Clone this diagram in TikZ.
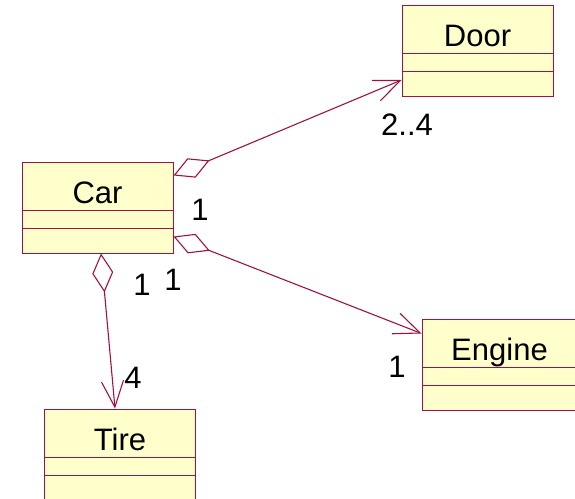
\documentclass[tikz,border=0pt]{standalone}
\usepackage{fontspec}
\setmainfont{Liberation Sans}
\usepackage{xcolor}
\usepackage{tikz}
\usetikzlibrary{arrows.meta,positioning,calc}
\definecolor{roseline}{RGB}{160,18,68}
\definecolor{rosefill}{RGB}{255,255,204}

\begin{document}
\begin{tikzpicture}[x=1pt,y=-1pt,
  font=\fontsize{31}{36}\selectfont,
  umlclass/.style={draw=roseline,fill=rosefill,line width=1pt,inner sep=0pt,
    minimum width=#1,text height=41pt,text depth=50pt,
    path picture={
      \draw[roseline,line width=1pt]
        ([yshift=-48pt]path picture bounding box.north west)--([yshift=-48pt]path picture bounding box.north east)
        ([yshift=-66pt]path picture bounding box.north west)--([yshift=-66pt]path picture bounding box.north east);
    }},
  umlclass/.default=151pt,
  mult/.style={inner sep=0pt,text=black},
  aggr/.style={draw=roseline,line width=1.1pt,
    {Diamond[open,length=39pt,width=21pt]}-{Straight Barb[length=26pt,width=22pt]}}]

\path[use as bounding box] (0,0) rectangle (575,498);
\node[umlclass] (car) at (97.5,207.5) {Car};
\node[umlclass] (door) at (477.5,51) {Door};
\node[umlclass] (tire) at (120,454.5) {Tire};
\node[umlclass=155pt] (engine) at (499.5,364.5) {Engine};

\draw[aggr] ([yshift=32pt]car.east)--([yshift=-29pt]door.west);
\draw[aggr] ([yshift=-29pt]car.east)--([yshift=31pt]engine.west);
\draw[aggr] ([xshift=3.5pt]car.south)--([xshift=-5pt]tire.north);

\node[mult] (mcardoor) at (200,210) {1};
\node[mult] (mdoor) at (407,125) {2..4};
\node[mult] (mcartire) at (142,285) {1};
\node[mult] (mcareng) at (173,280) {1};
\node[mult] (mtire) at (133,378) {4};
\node[mult] (mengine) at (397,367) {1};

\end{tikzpicture}
\end{document}
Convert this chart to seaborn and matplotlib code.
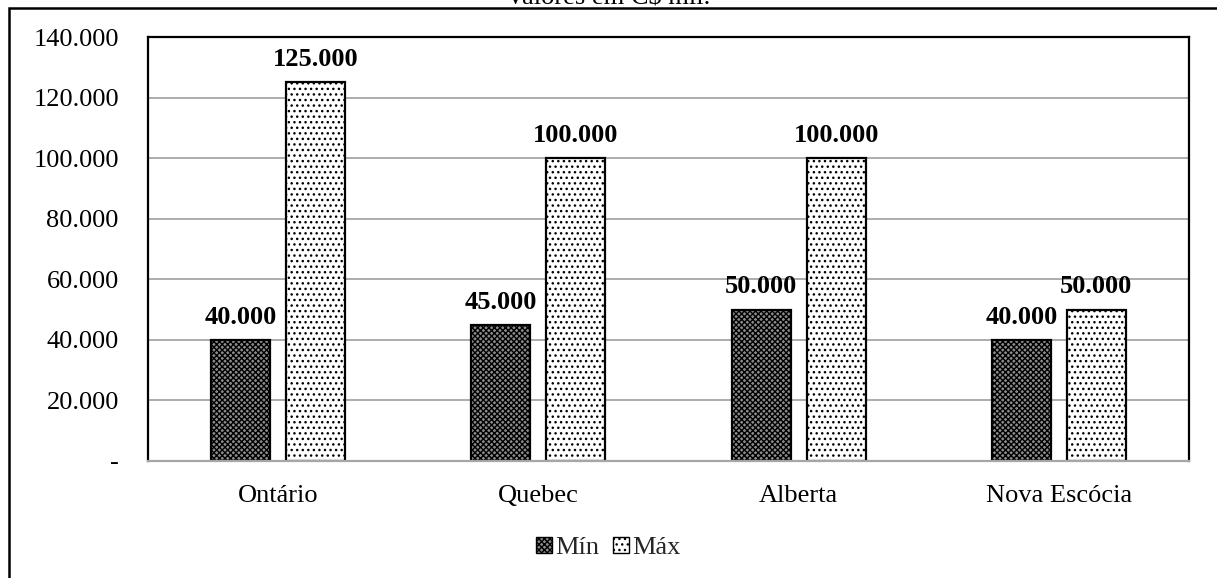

══════════

_Task brief_. Omit every picture while copying the listing above exactly.

_Written answer_.
Clone this diagram in TikZ.
\documentclass[tikz,border=0pt]{standalone}
\usepackage{fontspec}
\setmainfont{Liberation Sans}
\usepackage{xcolor}
\usepackage{tikz}
\usetikzlibrary{arrows.meta,positioning,calc}
\definecolor{roseline}{RGB}{160,18,68}
\definecolor{rosefill}{RGB}{255,255,204}

\begin{document}
\begin{tikzpicture}[x=1pt,y=-1pt,
  font=\fontsize{31}{36}\selectfont,
  umlclass/.style={draw=roseline,fill=rosefill,line width=1pt,inner sep=0pt,
    minimum width=#1,text height=41pt,text depth=50pt,
    path picture={
      \draw[roseline,line width=1pt]
        ([yshift=-48pt]path picture bounding box.north west)--([yshift=-48pt]path picture bounding box.north east)
        ([yshift=-66pt]path picture bounding box.north west)--([yshift=-66pt]path picture bounding box.north east);
    }},
  umlclass/.default=151pt,
  mult/.style={inner sep=0pt,text=black},
  aggr/.style={draw=roseline,line width=1.1pt,
    {Diamond[open,length=39pt,width=21pt]}-{Straight Barb[length=26pt,width=22pt]}}]

\path[use as bounding box] (0,0) rectangle (575,498);
\node[umlclass] (car) at (97.5,207.5) {Car};
\node[umlclass] (door) at (477.5,51) {Door};
\node[umlclass] (tire) at (120,454.5) {Tire};
\node[umlclass=155pt] (engine) at (499.5,364.5) {Engine};

\draw[aggr] ([yshift=32pt]car.east)--([yshift=-29pt]door.west);
\draw[aggr] ([yshift=-29pt]car.east)--([yshift=31pt]engine.west);
\draw[aggr] ([xshift=3.5pt]car.south)--([xshift=-5pt]tire.north);

\node[mult] (mcardoor) at (200,210) {1};
\node[mult] (mdoor) at (407,125) {2..4};
\node[mult] (mcartire) at (142,285) {1};
\node[mult] (mcareng) at (173,280) {1};
\node[mult] (mtire) at (133,378) {4};
\node[mult] (mengine) at (397,367) {1};

\end{tikzpicture}
\end{document}
Convert this chart to seaborn and matplotlib code.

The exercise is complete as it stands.